Below is the measured frequency response, in PCM mode. Roll-off begins at about 25 kHz, with a sharp decline beginning at 30 kHz. This is done to minimize the effects of the large noise hump above 30 kHz.
*Here is some correspondence that I had with Jason Liao from OPPO (12-5-12):
"The DSD/PCM setting in the player affects both the analog and HDMI output. However to ensure that the player indeed uses DSD and not fall back to PCM mode, please either completely disconnect the HDMI output, or connect the HDMI output to a DSD-compatible AV receiver, or set HDMI Audio to Off. If there is an HDMI device that does not support DSD and HDMI Audio is not set to Off, the player will force PCM so the HDMI output has sound. The “Track Type” shown on the TV screen will tell you whether it is played as PCM or DSD. - Jason Liao"

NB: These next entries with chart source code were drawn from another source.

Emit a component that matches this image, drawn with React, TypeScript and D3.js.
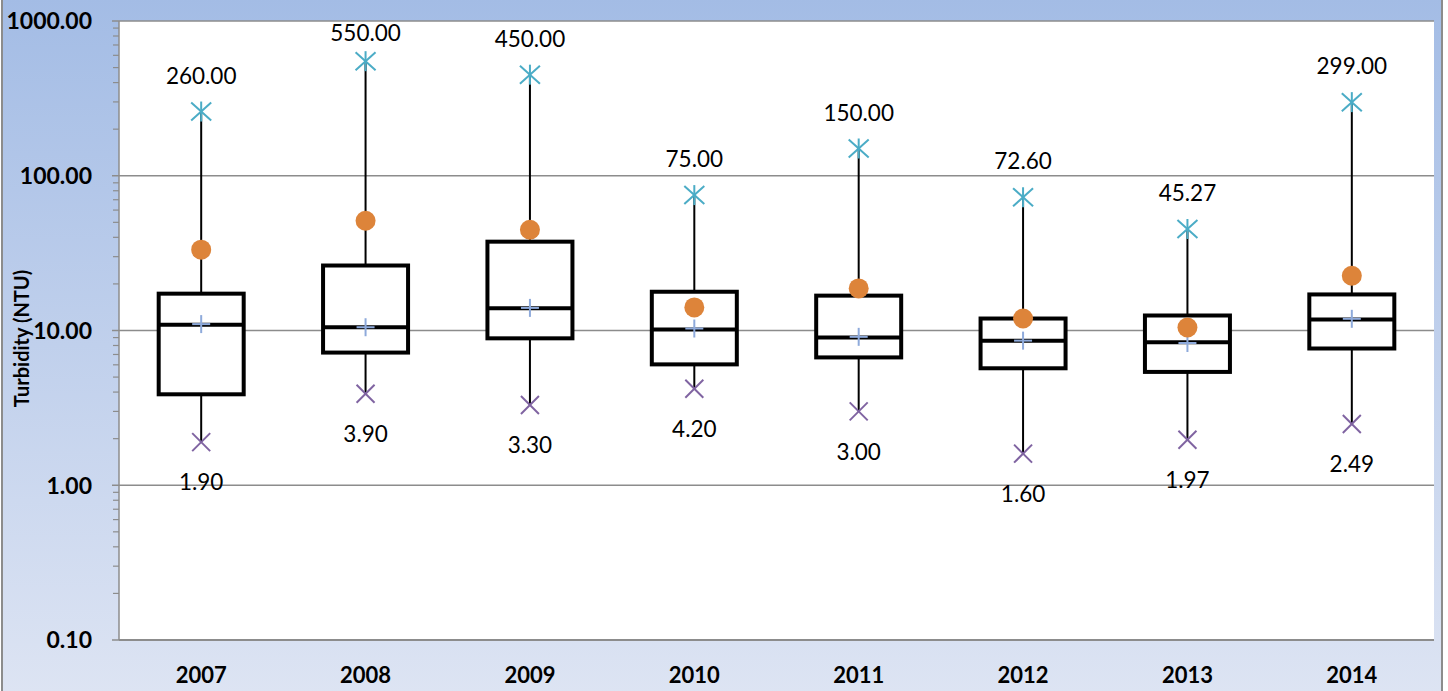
import React from "react";
import * as d3 from "d3";

const years = ["2007", "2008", "2009", "2010", "2011", "2012", "2013", "2014"];
const minVals = [1.9, 3.9, 3.3, 4.2, 3.0, 1.6, 1.97, 2.49];
const q1Vals = [3.87, 7.2, 8.9, 6.04, 6.7, 5.7, 5.4, 7.65];
const medianVals = [10.9, 10.5, 13.9, 10.15, 9.0, 8.6, 8.4, 11.8];
const q3Vals = [17.3, 26.3, 37.5, 17.8, 16.8, 11.95, 12.5, 17.1];
const maxVals = [260, 550, 450, 75, 150, 72.6, 45.27, 299];
const meanVals = [33.3, 51.2, 44.8, 14.1, 18.7, 11.95, 10.45, 22.6];
const plusVals = [11.0, 10.5, 14.0, 10.3, 9.1, 8.6, 8.3, 11.9];
const yTicks = [0.1, 1, 10, 100, 1000];
const yTitle = "Turbidity (NTU)";

const W = 1448;
const H = 691;
const plot = { left: 119, right: 1434, top: 21, bottom: 640 };
const FONT = "Lato, 'Open Sans', sans-serif";

export default function App() {
  const y = d3.scaleLog().domain([0.1, 1000]).range([plot.bottom, plot.top]);
  const x = d3.scaleBand<string>().domain(years).range([plot.left, plot.right]).paddingInner(0).paddingOuter(0);
  const step = x.step();
  const boxW = 85;

  const minorTicks: number[] = [];
  for (let e = -1; e < 3; e++) {
    for (let m = 2; m <= 9; m++) minorTicks.push(m * Math.pow(10, e));
  }

  const starHalf = 10;
  const xHalf = 9;

  return (
    <div style={{ position: "absolute", left: 0, top: 0 }}>
      <svg width={W} height={H} style={{ display: "block" }}>
        <defs>
          <linearGradient id="bg" x1="0" y1="0" x2="0" y2="1">
            <stop offset="0" stopColor="#A3BCE5" />
            <stop offset="1" stopColor="#DDE4F3" />
          </linearGradient>
        </defs>
        <rect x={2} y={-2} width={1440} height={H + 4} fill="url(#bg)" stroke="#8C8C8C" strokeWidth={2} />
        <rect x={plot.left} y={plot.top} width={plot.right - plot.left} height={plot.bottom - plot.top} fill="#fff" />
        {yTicks.map((t) => (
          <line key={"g" + t} x1={plot.left} x2={plot.right} y1={y(t)} y2={y(t)} stroke="#8C8C8C" strokeWidth={t === 0.1 ? 2 : 1.5} />
        ))}
        <line x1={plot.left} x2={plot.left} y1={plot.top} y2={plot.bottom} stroke="#8C8C8C" strokeWidth={1.5} />
        {yTicks.map((t) => (
          <line key={"mt" + t} x1={plot.left - 7} x2={plot.left} y1={y(t)} y2={y(t)} stroke="#8C8C8C" strokeWidth={1.5} />
        ))}
        {minorTicks.map((t) => (
          <line key={"mn" + t} x1={plot.left - 6} x2={plot.left} y1={y(t)} y2={y(t)} stroke="#8C8C8C" strokeWidth={1.2} />
        ))}
        {yTicks.map((t) => (
          <text key={"tl" + t} x={92} y={y(t)} dy="0.36em" textAnchor="end" fontFamily={FONT} fontWeight="bold" fontSize={23} fill="#000">
            {t.toFixed(2)}
          </text>
        ))}
        <text transform={`translate(29,${(plot.top + plot.bottom) / 2 + 8}) rotate(-90)`} textAnchor="middle" fontFamily={FONT} fontWeight="bold" fontSize={20} fill="#000">
          {yTitle}
        </text>
        {years.map((yr) => (
          <text key={"xl" + yr} x={(x(yr) as number) + step / 2} y={683} textAnchor="middle" fontFamily={FONT} fontWeight="bold" fontSize={22} fill="#000">
            {yr}
          </text>
        ))}
        {years.map((yr, i) => {
          const cx = (x(yr) as number) + step / 2;
          const yMax = y(maxVals[i]);
          const yMin = y(minVals[i]);
          const yQ1 = y(q1Vals[i]);
          const yQ3 = y(q3Vals[i]);
          const yMed = y(medianVals[i]);
          const yMean = y(meanVals[i]);
          const yPlus = y(plusVals[i]);
          const maxLabelY = Math.max(yMax - 36, plot.top + 12);
          return (
            <g key={"b" + yr}>
              <line x1={cx} x2={cx} y1={yMax} y2={yMin} stroke="#000" strokeWidth={2} />
              <rect x={cx - boxW / 2} y={yQ3} width={boxW} height={yQ1 - yQ3} fill="#fff" stroke="#000" strokeWidth={4} />
              <line x1={cx - boxW / 2} x2={cx + boxW / 2} y1={yMed} y2={yMed} stroke="#000" strokeWidth={4} />
              <g stroke="#8EAADB" strokeWidth={2}>
                <line x1={cx - 9} x2={cx + 9} y1={yPlus} y2={yPlus} />
                <line x1={cx} x2={cx} y1={yPlus - 9} y2={yPlus + 9} />
              </g>
              <circle cx={cx} cy={yMean} r={10} fill="#DD843A" />
              <g stroke="#4BACC6" strokeWidth={2}>
                <line x1={cx - starHalf} x2={cx + starHalf} y1={yMax - starHalf * 0.9} y2={yMax + starHalf * 0.9} />
                <line x1={cx - starHalf} x2={cx + starHalf} y1={yMax + starHalf * 0.9} y2={yMax - starHalf * 0.9} />
                <line x1={cx} x2={cx} y1={yMax - starHalf} y2={yMax + starHalf} />
              </g>
              <g stroke="#7F63A1" strokeWidth={2}>
                <line x1={cx - xHalf} x2={cx + xHalf} y1={yMin - xHalf} y2={yMin + xHalf} />
                <line x1={cx - xHalf} x2={cx + xHalf} y1={yMin + xHalf} y2={yMin - xHalf} />
              </g>
              <text x={cx} y={maxLabelY} dy="0.36em" textAnchor="middle" fontFamily={FONT} fontSize={22.5} fill="#000">
                {maxVals[i].toFixed(2)}
              </text>
              <text x={cx} y={yMin + 40} dy="0.36em" textAnchor="middle" fontFamily={FONT} fontSize={22.5} fill="#000">
                {minVals[i].toFixed(2)}
              </text>
            </g>
          );
        })}
      </svg>
    </div>
  );
}
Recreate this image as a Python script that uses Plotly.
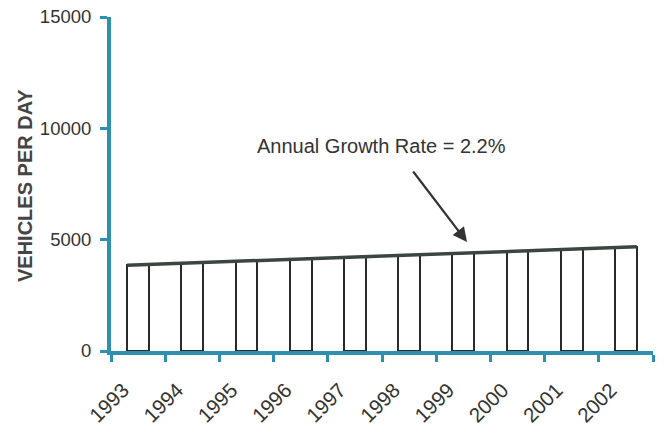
import plotly.graph_objects as go

# Average daily traffic, 1993-2002
years = ["1993", "1994", "1995", "1996", "1997", "1998", "1999", "2000", "2001", "2002"]
vehicles_per_day = [3850, 3935, 4020, 4110, 4200, 4290, 4385, 4480, 4580, 4680]
y_ticks = [0, 5000, 10000, 15000]
y_title = "VEHICLES PER DAY"
growth_label = "Annual Growth Rate = 2.2%"

AXIS = "#2e8fae"
INK = "#333333"
BAR_HALF = 0.2

# straight trend line from the top-left corner of the first bar
# to the top-right corner of the last bar
trend_x = [-BAR_HALF, len(years) - 1 + BAR_HALF]
trend_y = [vehicles_per_day[0], vehicles_per_day[-1]]

fig = go.Figure()
fig.add_trace(go.Bar(
    x=years, y=vehicles_per_day, width=2 * BAR_HALF,
    marker=dict(color="white", line=dict(color="#2a2a2a", width=2)),
    showlegend=False, hoverinfo="x+y",
))
fig.add_trace(go.Scatter(
    x=trend_x, y=trend_y, xaxis="x2", mode="lines",
    line=dict(color="#3b463f", width=3.5), showlegend=False, hoverinfo="skip",
))

# plot area edges in pixels, used to place the annotations
L, R, T, B = 111, 653, 17, 351
W, H = 665, 431

def px(x):
    return (x - L) / (R - L)

def py(y):
    return (B - y) / (B - T)

fig.add_annotation(
    x=px(25), y=py(186), xref="paper", yref="paper", text=f"<b>{y_title}</b>",
    textangle=-90, showarrow=False, xanchor="center", yanchor="middle",
    font=dict(family="Liberation Sans, Arial", size=20, color="#444444"),
)
fig.add_annotation(
    x=px(381), y=py(146), xref="paper", yref="paper", text=growth_label,
    showarrow=False, font=dict(family="Liberation Sans, Arial", size=20, color=INK),
)
fig.add_annotation(
    x=px(467), y=py(242), xref="paper", yref="paper", text="",
    ax=412 - 467, ay=170 - 242, axref="pixel", ayref="pixel",
    showarrow=True, arrowhead=2, arrowsize=1.3, arrowwidth=2.2, arrowcolor="#333333",
)

fig.update_layout(
    width=W, height=H,
    margin=dict(l=L, r=W - R, t=T, b=H - B),
    paper_bgcolor="white", plot_bgcolor="white",
    font=dict(family="Liberation Sans, Arial", color=INK),
    bargap=0,
    xaxis=dict(
        type="category", range=[-0.5, len(years) - 0.5], automargin=False,
        tickson="boundaries", ticks="outside", ticklen=7, tickwidth=3, tickcolor=AXIS,
        showline=True, linecolor=AXIS, linewidth=4, showgrid=False, zeroline=False,
        tickangle=-45, tickfont=dict(size=20.5, color=INK),
        ticklabelshift=-15, ticklabelstandoff=15,
    ),
    xaxis2=dict(
        overlaying="x", type="linear", range=[-0.5, len(years) - 0.5],
        visible=False,
    ),
    yaxis=dict(
        range=[0, 15000], tickvals=y_ticks, tickformat="d", automargin=False,
        ticks="outside", ticklen=7, tickwidth=3, tickcolor=AXIS,
        showline=True, linecolor=AXIS, linewidth=4, showgrid=False, zeroline=False,
        tickfont=dict(size=18.5, color=INK), ticklabelstandoff=5,
    ),
)

fig.write_html("out.html")
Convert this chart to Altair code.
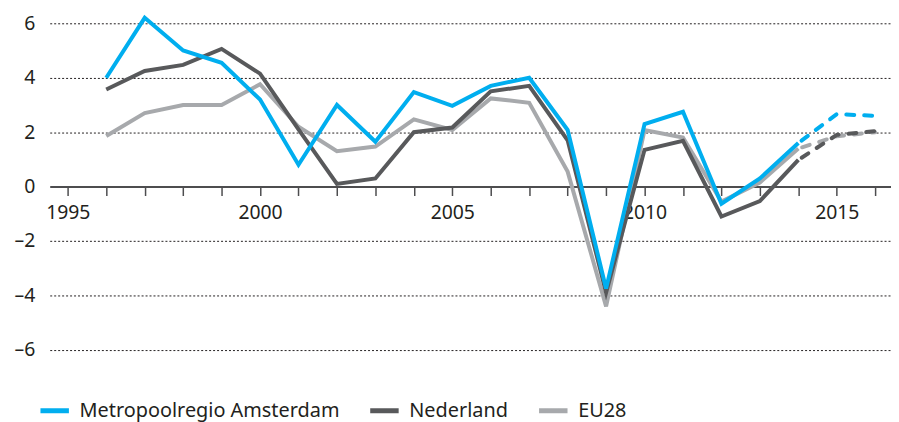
import altair as alt
import pandas as pd

# ---- data ----
series_names = ["Metropoolregio Amsterdam", "Nederland", "EU28"]
series_colors = ["#00AEEF", "#58595B", "#A7A9AC"]

years_hist = list(range(1996, 2015))
amsterdam = [4.0, 6.2, 5.0, 4.55, 3.2, 0.8, 3.0, 1.65, 3.47, 2.97, 3.7, 4.0, 2.08, -3.75, 2.3, 2.75, -0.63, 0.3, 1.6]
nederland = [3.57, 4.25, 4.47, 5.06, 4.15, 2.1, 0.1, 0.3, 2.0, 2.17, 3.5, 3.7, 1.7, -3.9, 1.35, 1.68, -1.1, -0.53, 0.98]
eu28 = [1.86, 2.7, 3.0, 3.0, 3.76, 2.2, 1.3, 1.47, 2.47, 2.08, 3.24, 3.08, 0.55, -4.4, 2.08, 1.8, -0.55, 0.15, 1.4]

years_fc = [2014, 2015, 2016]
amsterdam_fc = [1.6, 2.66, 2.6]
nederland_fc = [0.98, 1.9, 2.04]
eu28_fc = [1.4, 1.85, 2.0]

y_ticks = [-6, -4, -2, 0, 2, 4, 6]
x_ticks = list(range(1995, 2017))

rows = []
for name, hist, fc in [
    ("Metropoolregio Amsterdam", amsterdam, amsterdam_fc),
    ("Nederland", nederland, nederland_fc),
    ("EU28", eu28, eu28_fc),
]:
    for yr, v in zip(years_hist, hist):
        rows.append({"series": name, "year": yr, "value": v, "part": "hist"})
    for yr, v in zip(years_fc, fc):
        rows.append({"series": name, "year": yr, "value": v, "part": "fc"})
df = pd.DataFrame(rows)

# ---- layout ----
PX_PER_UNIT = 27.4
Y_TOP, Y_BOTTOM = 6.365, -7.0
H = (Y_TOP - Y_BOTTOM) * PX_PER_UNIT
ZERO_OFFSET = -(H - Y_TOP * PX_PER_UNIT)
W = 847

FONT = "Noto Sans"
FS_AXIS = 19.5
FS_LEG = 20

x_enc = alt.X(
    "year:Q",
    scale=alt.Scale(domain=[1994.53, 2016.41], nice=False, zero=False),
    axis=alt.Axis(
        values=x_ticks,
        labelExpr="datum.value % 5 == 0 ? datum.value : ''",
        format="d",
        title=None,
        grid=False,
        offset=ZERO_OFFSET,
        domainColor="#4D4D4F",
        domainWidth=2,
        tickColor="#4D4D4F",
        tickWidth=1.5,
        tickSize=9,
        labelPadding=8,
        labelFont=FONT,
        labelFontSize=FS_AXIS,
        labelColor="#231F20",
        labelFlush=False,
        labelOverlap=False,
    ),
)

y_enc = alt.Y(
    "value:Q",
    scale=alt.Scale(domain=[Y_BOTTOM, Y_TOP], nice=False, zero=False),
    axis=alt.Axis(
        values=y_ticks,
        labelExpr="datum.value < 0 ? '\u2013' + abs(datum.value) : datum.value",
        title=None,
        domain=False,
        ticks=False,
        grid=True,
        gridDash=[2, 2],
        gridWidth=1,
        gridColor=alt.condition("datum.value == 0", alt.value("transparent"), alt.value("#231F20")),
        labelPadding=15,
        labelFont=FONT,
        labelFontSize=FS_AXIS,
        labelColor="#231F20",
        minExtent=42,
        maxExtent=42,
    ),
)

color_enc = alt.Color(
    "series:N",
    scale=alt.Scale(domain=series_names, range=series_colors),
    legend=alt.Legend(
        title=None,
        orient="none",
        direction="horizontal",
        legendX=-12,
        legendY=383,
        symbolType="stroke",
        symbolSize=820,
        symbolStrokeWidth=5,
        labelFont=FONT,
        labelFontSize=FS_LEG,
        labelColor="#231F20",
        labelLimit=500,
        labelOffset=8,
        columnPadding=20,
        symbolDash=[1, 0],
    ),
)

base = alt.Chart(df).encode(x=x_enc, y=y_enc, color=color_enc)

layers = []
for name in ["EU28", "Nederland", "Metropoolregio Amsterdam"]:
    solid = base.transform_filter(
        f"datum.series == '{name}' && datum.part == 'hist'"
    ).mark_line(strokeWidth=4, strokeCap="butt")
    dashed = base.transform_filter(
        f"datum.series == '{name}' && datum.part == 'fc'"
    ).mark_line(strokeWidth=4, strokeCap="round", strokeDash=[8, 10], strokeDashOffset=14)
    layers += [solid, dashed]

chart = (
    alt.layer(*layers)
    .properties(width=W, height=H, padding={"left": 0, "top": 0, "right": 0, "bottom": 0})
    .configure_view(stroke=None)
)

chart.save("out.html", embed_options={"renderer": "svg", "actions": False})
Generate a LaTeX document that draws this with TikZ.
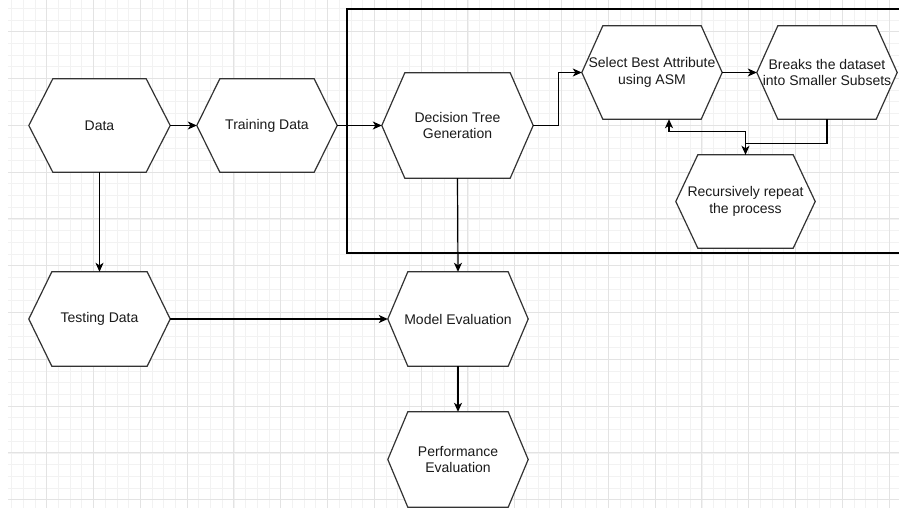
\documentclass[tikz,border=0pt]{standalone}
\usepackage{fontspec}
\setmainfont{Liberation Sans}
\usetikzlibrary{arrows.meta,calc}

\definecolor{minorgrid}{HTML}{F2F2F2}
\definecolor{majorgrid}{HTML}{E3E3E3}
\definecolor{edgecol}{HTML}{333333}
\definecolor{txtcol}{HTML}{1A1A1A}

\tikzset{
  hexlabel/.style={inner sep=0pt, align=center, text=txtcol,
    font=\fontsize{14}{16.8}\selectfont},
  hexline/.style={draw=edgecol, line width=1.2pt, line join=miter, fill=white},
  flow/.style={draw=black, line width=1.2pt,
    -{Stealth[length=9pt,width=8pt,inset=2.5pt]}},
  plainline/.style={draw=black, line width=1.2pt},
  frame/.style={draw=black, line width=1.3pt},
}

% hexagon with pointed left/right ends: name, centre, width, height, inset, text
\newcommand{\hexbox}[6]{%
  \node[hexlabel, minimum width=#3pt, minimum height=#4pt] (#1) at (#2) {};
  \draw[hexline] ($(#1.north west)+(#5,0)$) -- ($(#1.north east)+(-#5,0)$)
    -- (#1.east) -- ($(#1.south east)+(-#5,0)$) -- ($(#1.south west)+(#5,0)$)
    -- (#1.west) -- cycle;
  \node[hexlabel] at (#1.center) {#6};
}

\begin{document}
\begin{tikzpicture}[x=1pt,y=-1pt]
  \useasboundingbox (0,0) rectangle (899,508);
  \fill[white] (0,0) rectangle (899,508);

  % background grid
  \foreach \i in {0,...,76} {
    \draw[minorgrid, line width=0.8pt] ({11.6+11.7*\i},0) -- ({11.6+11.7*\i},508);
  }
  \foreach \j in {0,...,43} {
    \draw[minorgrid, line width=0.8pt] (8,{8.3+11.7*\j}) -- (899,{8.3+11.7*\j});
  }
  \foreach \i in {0,...,18} {
    \draw[majorgrid, line width=0.9pt] ({46.7+46.8*\i},0) -- ({46.7+46.8*\i},508);
  }
  \foreach \j in {0,...,10} {
    \draw[majorgrid, line width=0.9pt] (8,{31.7+46.8*\j}) -- (899,{31.7+46.8*\j});
  }

  % container around the tree-building steps (open to the right)
  \draw[frame] (905,9) -- (347,9) -- (347,253) -- (905,253);

  % process steps
  \hexbox{data}{99.5,125.5}{141}{93}{24}{Data}
  \hexbox{train}{267,125.5}{140}{93}{23}{Training Data}
  \hexbox{dtg}{457.5,125.5}{151}{105}{23}{Decision Tree\\Generation}
  \hexbox{select}{652,72.5}{140}{93}{21}{Select Best Attribute\\using ASM}
  \hexbox{breaks}{827,72.5}{140}{93}{21}{Breaks the dataset\\into Smaller Subsets}
  \hexbox{recur}{745.5,201.5}{139}{93}{22}{Recursively repeat\\the process}
  \hexbox{test}{99.5,319}{141}{94}{23}{Testing Data}
  \hexbox{model}{458,319}{140}{94}{20}{Model Evaluation}
  \hexbox{perf}{458,459.5}{140}{95}{20}{Performance\\Evaluation}

  % connectors
  \draw[flow] (data.east) -- (train.west);
  \draw[flow] (train.east) -- (dtg.west);
  \draw[flow] (dtg.east) -- ++(25,0) |- (select.west);
  \draw[flow] (select.east) -- (breaks.west);
  \draw[flow] (breaks.south) -- ++(0,24) -| (recur.north);
  \draw[flow] (recur.north) -- ++(0,-23) -| ($(select.south)+(17,0)$);
  \draw[flow] (data.south) -- (test.north);
  \draw[flow] (test.east) -- (model.west);
  \draw[flow] (dtg.south) -- (model.north);
  \draw[flow] (model.south) -- (perf.north);
\end{tikzpicture}
\end{document}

"OK, well, I published the SACD results today, and I suspect that it may all be PCM rather than DSD. I will have to set the test equipment up again in the next few days and unplug the TV monitor that I was using to select the SACD test tones. - John Johnson"
"What happens if I use one HDMI output that goes to the SSP and the second output directly to an HDTV (which does not support DSD)? - John Johnson"
"In that case, there is a “Dual HDMI Output” setting in the “Video Setup” section. It should be set to “Split A/V” mode. HDMI 1 will be for video only and its audio output will be disabled. HDMI 2 will be for audio output. If the SSP on HDMI 2 can support DSD, the player will honor the DSD setting for “SACD Output” and send DSD to both HDMI 2 and the internal DAC.
On the other hand, if you set “Dual HDMI Output” to “Dual Display”, the player will convert DSD to PCM so both HDMI ports can have sound. - Jason Liao"
I re-measured the distortion with SACD, making sure that I was in PCM mode, by unplugging the HDTV that was connected to the HDMI input. I noticed that I could make the output from the player change from DSD to PCM and back by plugging and unplugging the HDMI connection from the HDTV. This should not occur when using an HDMI connection to your SSP, unless it is incapable of decoding DSD.
The OPPO BDP-105 has coax digital and Toslink optical digital inputs. They are limited to 24/96 rather than 24/192 because they are designed for connecting digital out from your HDTV if it has one, and they decode Dolby Digital as well as DTS signals, unlike a standard outboard DAC.
Here are the bench test results (they were similar to the USB input bench test results, so I am only showing the 1 kHz test):
With the coaxial digital input, distortion at 1 kHz (-5 dB) was 0.0003%.
With the Toslink optical digital input, distortion was the same as with coaxial.